The poll was due to open at 5am, but the doors of the polling station in Kibera Primary School remained shut as more and more people arrived from the maze of potholed tracks and ramshackle dwellings.
Frustration mounted as the numbers grew, and the air of chaos did not lessen when the doors finally opened before 9am, with voters uncertain where to go and which door to use.
Inside there was confusion. Some of the registrar's list of registered voters appeared to be missing. There were allegations that all the lists containing surnames beginning with "O" had gone missing. This was a serious allegation, because Mr Odinga belongs to and draws his support from the large Luo tribe, and almost everyone in Kenya whose surname begins with an "O" is a member of the Luo.
Mr Odinga himself claimed that the list with his name on it was missing and that he was unable to vote. But a reporter from the Associated Press reporting seeing Mr Odinga's name on a register in the polling station, which suggests that the missing lists may merely have been mislaid. Other reports suggested that the lists had not been in place when the polls were due to open but arrived later in the morning.
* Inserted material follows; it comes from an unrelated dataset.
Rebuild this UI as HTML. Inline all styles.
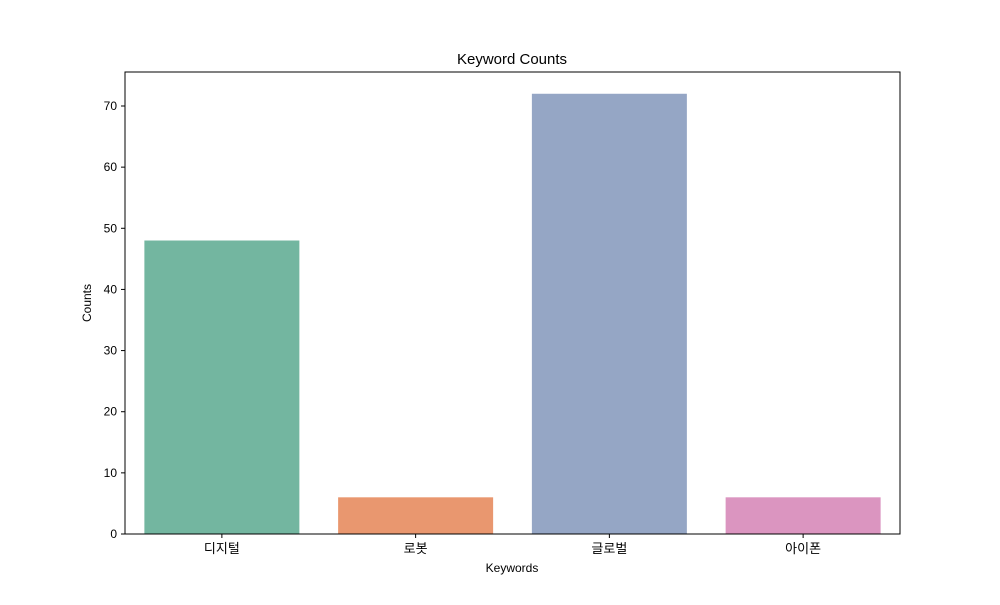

The head of the European Union observer mission said that incompetence appeared to be to blame rather than corruption, as a register was also apparently missing of voters whose name began with "M" — almost all of them members of the president's Kikuyu tribe.
The voters at Kibera started to accuse President Mwai Kibaki's party of trying to rig the vote. The suspicion was that his supporters had stolen the Luo lists. The crowds started banging to get in, fighting their way through the door and demanding to vote. Young men were smashing windows. Police declined to intervene.
Brenda Odul, a voter in the queue at Kibera, told me that instigators in the crowd seemed to be trying to foment violence, urging people to torch the polling station. Frightened by the violent atmosphere, a number of voters started to drift home.
"It's very sinister," said Mrs Odul. "In other polling stations around the country things were going smoothly. I think it is very odd because there have been plans for this vote for a very long time, but still this happened. The police said there's nothing we can do and the officials weren't explaining anything. At one point they just shut the door."
It was at this moment that volunteers emerged from the crowd and took matters into their own hands. They persuaded people to form a queue and shouted for the women to vote first and then return to the safety of their homes.
"Things got a lot better after some people volunteered to organise the whole situation," said Mrs Odul.
Mr Odinga returned to the polling station, and this time he succeeded in voting, she added.
The polls were expected to close at 5pm, but organisers announced that they would stay open as long as necessary for everyone in line to vote. This defused the situation, although it remains to be seen whether the people who were scared off earlier came back and voted. If not, there may be accusations that they were denied their right to vote.